Evaluating GPU Passthrough in Xen for High Performance Cloud Computing
Pervasive Technology Institute, Indiana University, 2719 E 10th St., Bloomington, IN 47408, U.S.A.
Workshop on High-Performance Grid and Cloud Computing (HPGC), 2014
@article{younge2014evaluating,
title={Evaluating GPU Passthrough in Xen for High Performance Cloud Computing},
author={Younge, Andrew J. and Walters, John Paul and Crago, Stephen and Fox, Geoffrey C.},
year={2014}
}
With the advent of virtualization and Infrastructure-as-a-Service (IaaS), the broader scientific computing community is considering the use of clouds for their technical computing needs. This is due to the relative scalability, ease of use, advanced user environment customization abilities clouds provide, as well as many novel computing paradigms available for data-intensive applications.
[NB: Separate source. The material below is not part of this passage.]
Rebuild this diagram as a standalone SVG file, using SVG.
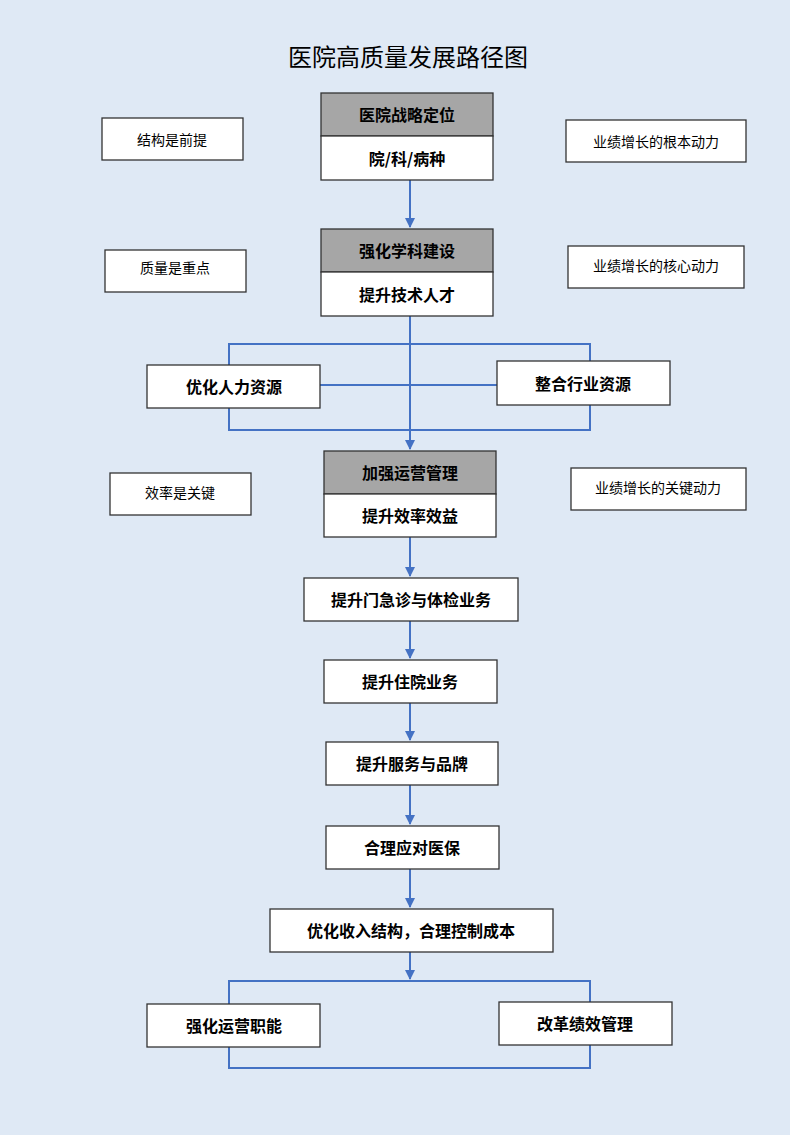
<svg xmlns="http://www.w3.org/2000/svg" width="800" height="1144" viewBox="0 0 800 1144">
<style>
.b{fill:#fff;stroke:#333;stroke-width:1.3}
.g{fill:#a6a6a6;stroke:#333;stroke-width:1.3}
.t{font-family:"Noto Sans CJK SC",sans-serif;font-size:16px;font-weight:bold;text-anchor:middle;dominant-baseline:central;fill:#000}
.s{font-family:"Noto Sans CJK SC",sans-serif;font-size:14px;text-anchor:middle;dominant-baseline:central;fill:#000}
.c{fill:none;stroke:#4472c4;stroke-width:2}
</style>
<defs><marker id="a" viewBox="0 0 10 10" refX="9" refY="5" markerWidth="5" markerHeight="5" orient="auto"><path d="M0,0L10,5L0,10z" fill="#4472c4"/></marker></defs>
<rect width="800" height="1144" fill="#fff"/>
<rect width="790" height="1135" fill="#dfe9f5"/>
<text x="408" y="55" font-family="Noto Sans CJK SC,sans-serif" font-size="24" text-anchor="middle" dominant-baseline="central">医院高质量发展路径图</text>
<g id="connectors">
<path class="c" d="M410,180V227" marker-end="url(#a)"/>
<path class="c" d="M410,316V449" marker-end="url(#a)"/>
<rect class="c" x="229" y="344" width="361" height="86"/>
<path class="c" d="M320,385H497"/>
<path class="c" d="M410,537V576" marker-end="url(#a)"/>
<path class="c" d="M410,621V658" marker-end="url(#a)"/>
<path class="c" d="M410,703V740" marker-end="url(#a)"/>
<path class="c" d="M410,785V824" marker-end="url(#a)"/>
<path class="c" d="M410,869V907" marker-end="url(#a)"/>
<path class="c" d="M410,952V979" marker-end="url(#a)"/>
<rect class="c" x="229" y="981" width="361" height="87"/>
</g>
<g id="n1"><rect class="g" x="321" y="93" width="172" height="43"/><text class="t" x="407" y="114">医院战略定位</text><rect class="b" x="321" y="136" width="172" height="44"/><text class="t" x="407" y="158">院/科/病种</text></g>
<g id="n2"><rect class="g" x="321" y="229" width="172" height="43"/><text class="t" x="407" y="250">强化学科建设</text><rect class="b" x="321" y="272" width="172" height="44"/><text class="t" x="407" y="294">提升技术人才</text></g>
<g id="n3"><rect class="b" x="147" y="365" width="173" height="43"/><text class="t" x="234" y="386">优化人力资源</text></g>
<g id="n4"><rect class="b" x="497" y="361" width="173" height="44"/><text class="t" x="583" y="383">整合行业资源</text></g>
<g id="n5"><rect class="g" x="324" y="451" width="172" height="43"/><text class="t" x="410" y="472">加强运营管理</text><rect class="b" x="324" y="494" width="172" height="43"/><text class="t" x="410" y="515">提升效率效益</text></g>
<g id="n6"><rect class="b" x="304" y="578" width="214" height="43"/><text class="t" x="411" y="599">提升门急诊与体检业务</text></g>
<g id="n7"><rect class="b" x="324" y="660" width="173" height="43"/><text class="t" x="410" y="681">提升住院业务</text></g>
<g id="n8"><rect class="b" x="326" y="742" width="172" height="43"/><text class="t" x="412" y="763">提升服务与品牌</text></g>
<g id="n9"><rect class="b" x="326" y="826" width="173" height="43"/><text class="t" x="412" y="847">合理应对医保</text></g>
<g id="n10"><rect class="b" x="270" y="909" width="283" height="43"/><text class="t" x="411" y="930">优化收入结构，合理控制成本</text></g>
<g id="n11"><rect class="b" x="147" y="1004" width="173" height="43"/><text class="t" x="234" y="1025">强化运营职能</text></g>
<g id="n12"><rect class="b" x="499" y="1002" width="173" height="43"/><text class="t" x="585" y="1023">改革绩效管理</text></g>
<g id="s1"><rect class="b" x="102" y="118" width="141" height="42"/><text class="s" x="172" y="139">结构是前提</text></g>
<g id="s2"><rect class="b" x="566" y="120" width="180" height="42"/><text class="s" x="656" y="141">业绩增长的根本动力</text></g>
<g id="s3"><rect class="b" x="105" y="250" width="141" height="42"/><text class="s" x="175" y="267">质量是重点</text></g>
<g id="s4"><rect class="b" x="568" y="246" width="176" height="42"/><text class="s" x="656" y="265">业绩增长的核心动力</text></g>
<g id="s5"><rect class="b" x="110" y="473" width="141" height="42"/><text class="s" x="180" y="492">效率是关键</text></g>
<g id="s6"><rect class="b" x="571" y="468" width="175" height="42"/><text class="s" x="658" y="487">业绩增长的关键动力</text></g>
</svg>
However, there is concern about a performance gap that exists between the performance of IaaS when compared to typical high performance computing (HPC) resources, which could limit the applicability of IaaS for many potential scientific users. Most recently, general-purpose graphics processing units (GPGPUs or GPUs) have become commonplace within high performance computing. We look to bridge the gap between supercomputing and clouds by providing GPU-enabled virtual machines (VMs) and investigating their feasibility for advanced scientific computation. Specifically, the Xen hypervisor is utilized to leverage specialized hardware-assisted I/O virtualization and PCI passthrough in order to provide advanced HPC-centric Nvidia GPUs directly in guest VMs. This methodology is evaluated by measuring the performance of two Nvidia Tesla GPUs within Xen VMs and comparing to bare-metal hardware. Results show PCI passthrough of GPUs within virtual machines is a viable use case for many scientific computing workflows, and could help support high performance cloud infrastructure in the near future.